What to do » The copy must start at the line that contains "What seaborn and" and finish at the line that contains "4.71, 5.42, 22.23]", reproducing each line exactly. Any picture in that span is omitted.

[Begin Data rows]

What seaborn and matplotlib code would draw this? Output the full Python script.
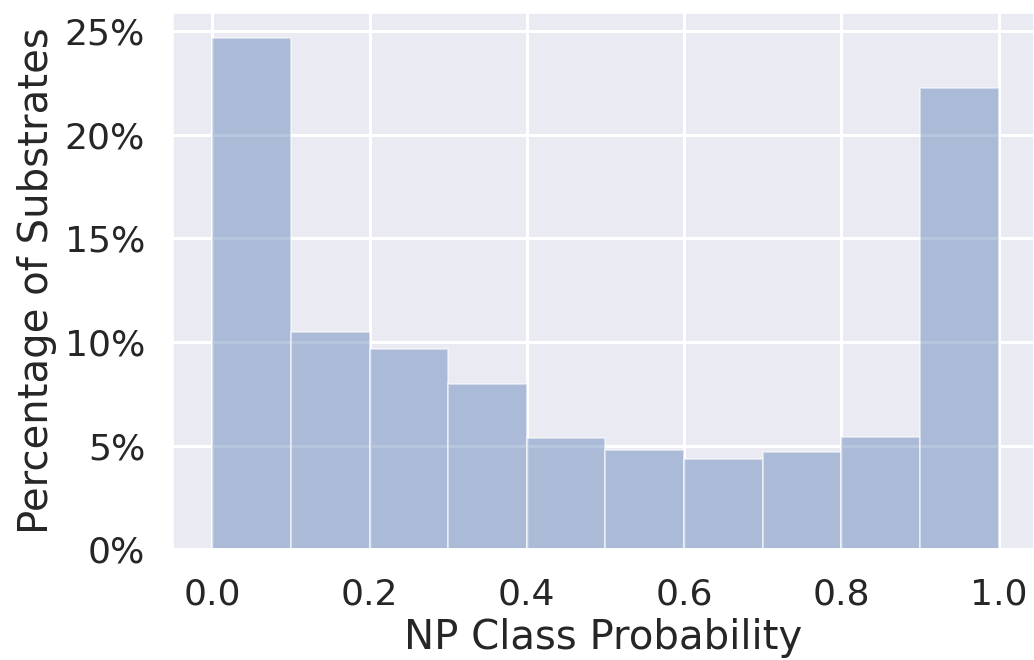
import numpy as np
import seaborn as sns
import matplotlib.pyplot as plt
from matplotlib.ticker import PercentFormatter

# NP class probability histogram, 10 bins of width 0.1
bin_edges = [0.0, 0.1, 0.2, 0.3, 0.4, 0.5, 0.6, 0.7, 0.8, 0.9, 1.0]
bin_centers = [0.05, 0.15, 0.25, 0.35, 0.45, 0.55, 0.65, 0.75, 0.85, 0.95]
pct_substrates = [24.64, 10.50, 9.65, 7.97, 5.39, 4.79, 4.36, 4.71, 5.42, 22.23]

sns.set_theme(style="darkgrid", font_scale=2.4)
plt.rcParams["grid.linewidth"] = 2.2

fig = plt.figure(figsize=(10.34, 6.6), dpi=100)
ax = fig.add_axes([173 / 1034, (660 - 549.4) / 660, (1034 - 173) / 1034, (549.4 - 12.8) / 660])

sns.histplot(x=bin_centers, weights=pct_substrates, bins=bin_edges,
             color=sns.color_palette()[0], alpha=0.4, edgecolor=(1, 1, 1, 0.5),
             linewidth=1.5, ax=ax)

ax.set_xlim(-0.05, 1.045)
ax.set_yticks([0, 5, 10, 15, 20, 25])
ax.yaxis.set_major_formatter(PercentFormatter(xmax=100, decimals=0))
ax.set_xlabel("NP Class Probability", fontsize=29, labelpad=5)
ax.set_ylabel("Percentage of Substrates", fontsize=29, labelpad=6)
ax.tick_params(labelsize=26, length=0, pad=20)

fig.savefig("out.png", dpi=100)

[End Data rows]
[Begin Data rows]

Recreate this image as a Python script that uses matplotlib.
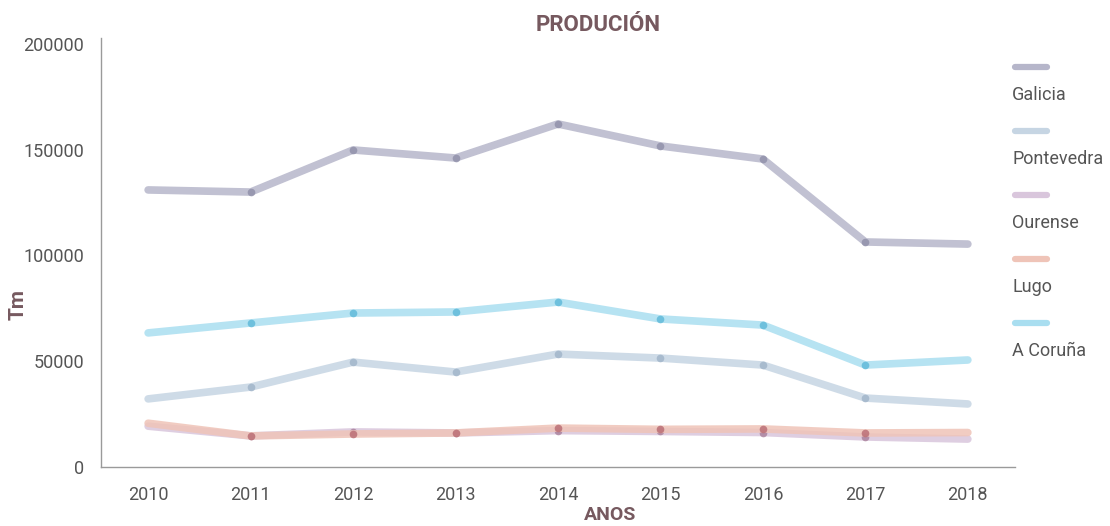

[End Data rows]
[Begin Data rows]

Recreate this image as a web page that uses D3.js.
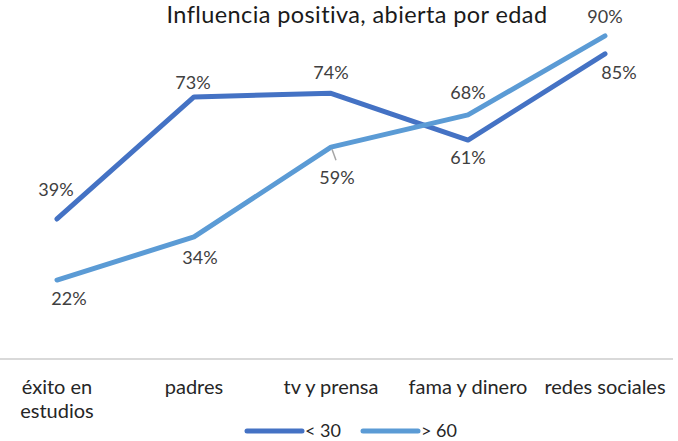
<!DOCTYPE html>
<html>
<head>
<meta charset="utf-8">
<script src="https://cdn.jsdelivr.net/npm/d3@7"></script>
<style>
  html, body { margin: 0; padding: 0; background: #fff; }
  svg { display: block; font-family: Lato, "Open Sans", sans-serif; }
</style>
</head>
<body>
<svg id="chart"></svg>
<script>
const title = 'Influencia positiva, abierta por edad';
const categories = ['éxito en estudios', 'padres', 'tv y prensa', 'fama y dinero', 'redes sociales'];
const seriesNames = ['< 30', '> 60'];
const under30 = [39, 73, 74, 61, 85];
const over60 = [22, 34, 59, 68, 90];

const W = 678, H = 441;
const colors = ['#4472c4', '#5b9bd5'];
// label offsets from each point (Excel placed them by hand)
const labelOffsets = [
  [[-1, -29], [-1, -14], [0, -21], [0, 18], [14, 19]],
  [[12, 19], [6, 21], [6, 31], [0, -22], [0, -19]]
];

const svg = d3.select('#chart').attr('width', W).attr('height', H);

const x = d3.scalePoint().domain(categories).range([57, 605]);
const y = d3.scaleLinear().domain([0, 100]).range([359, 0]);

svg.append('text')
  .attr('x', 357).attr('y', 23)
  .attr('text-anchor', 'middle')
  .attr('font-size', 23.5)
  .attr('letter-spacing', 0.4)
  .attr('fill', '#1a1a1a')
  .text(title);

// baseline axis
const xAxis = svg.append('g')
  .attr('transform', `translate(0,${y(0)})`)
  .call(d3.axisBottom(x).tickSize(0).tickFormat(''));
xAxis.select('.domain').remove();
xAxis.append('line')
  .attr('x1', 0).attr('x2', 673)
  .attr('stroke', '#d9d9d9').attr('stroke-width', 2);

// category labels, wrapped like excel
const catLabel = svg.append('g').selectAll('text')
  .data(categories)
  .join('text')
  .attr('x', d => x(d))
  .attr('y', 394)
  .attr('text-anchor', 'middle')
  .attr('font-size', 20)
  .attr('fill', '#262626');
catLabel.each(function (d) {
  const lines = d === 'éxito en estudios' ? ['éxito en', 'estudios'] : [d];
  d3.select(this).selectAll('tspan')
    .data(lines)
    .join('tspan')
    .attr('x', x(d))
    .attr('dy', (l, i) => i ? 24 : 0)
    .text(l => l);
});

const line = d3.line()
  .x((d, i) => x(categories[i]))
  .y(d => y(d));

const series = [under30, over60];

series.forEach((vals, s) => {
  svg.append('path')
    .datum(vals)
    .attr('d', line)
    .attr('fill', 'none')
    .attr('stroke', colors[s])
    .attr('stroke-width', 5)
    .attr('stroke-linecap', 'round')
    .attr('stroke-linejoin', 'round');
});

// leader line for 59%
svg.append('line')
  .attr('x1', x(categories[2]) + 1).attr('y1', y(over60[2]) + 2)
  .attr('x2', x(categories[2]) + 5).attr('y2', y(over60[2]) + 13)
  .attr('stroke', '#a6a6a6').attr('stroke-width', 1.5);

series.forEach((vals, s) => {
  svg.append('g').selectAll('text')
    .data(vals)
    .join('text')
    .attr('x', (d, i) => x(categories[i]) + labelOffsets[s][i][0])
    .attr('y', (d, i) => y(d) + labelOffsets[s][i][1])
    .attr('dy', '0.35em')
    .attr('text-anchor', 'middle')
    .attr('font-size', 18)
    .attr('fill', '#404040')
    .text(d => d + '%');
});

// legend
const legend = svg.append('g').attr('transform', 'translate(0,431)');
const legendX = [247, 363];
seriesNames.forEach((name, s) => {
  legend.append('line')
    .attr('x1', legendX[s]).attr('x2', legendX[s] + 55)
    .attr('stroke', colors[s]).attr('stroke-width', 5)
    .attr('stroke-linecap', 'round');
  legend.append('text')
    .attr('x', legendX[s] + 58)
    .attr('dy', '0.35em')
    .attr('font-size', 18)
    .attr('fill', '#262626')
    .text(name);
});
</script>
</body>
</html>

[End Data rows]

The response »
What seaborn and matplotlib code would draw this? Output the full Python script.
import numpy as np
import seaborn as sns
import matplotlib.pyplot as plt
from matplotlib.ticker import PercentFormatter

# NP class probability histogram, 10 bins of width 0.1
bin_edges = [0.0, 0.1, 0.2, 0.3, 0.4, 0.5, 0.6, 0.7, 0.8, 0.9, 1.0]
bin_centers = [0.05, 0.15, 0.25, 0.35, 0.45, 0.55, 0.65, 0.75, 0.85, 0.95]
pct_substrates = [24.64, 10.50, 9.65, 7.97, 5.39, 4.79, 4.36, 4.71, 5.42, 22.23]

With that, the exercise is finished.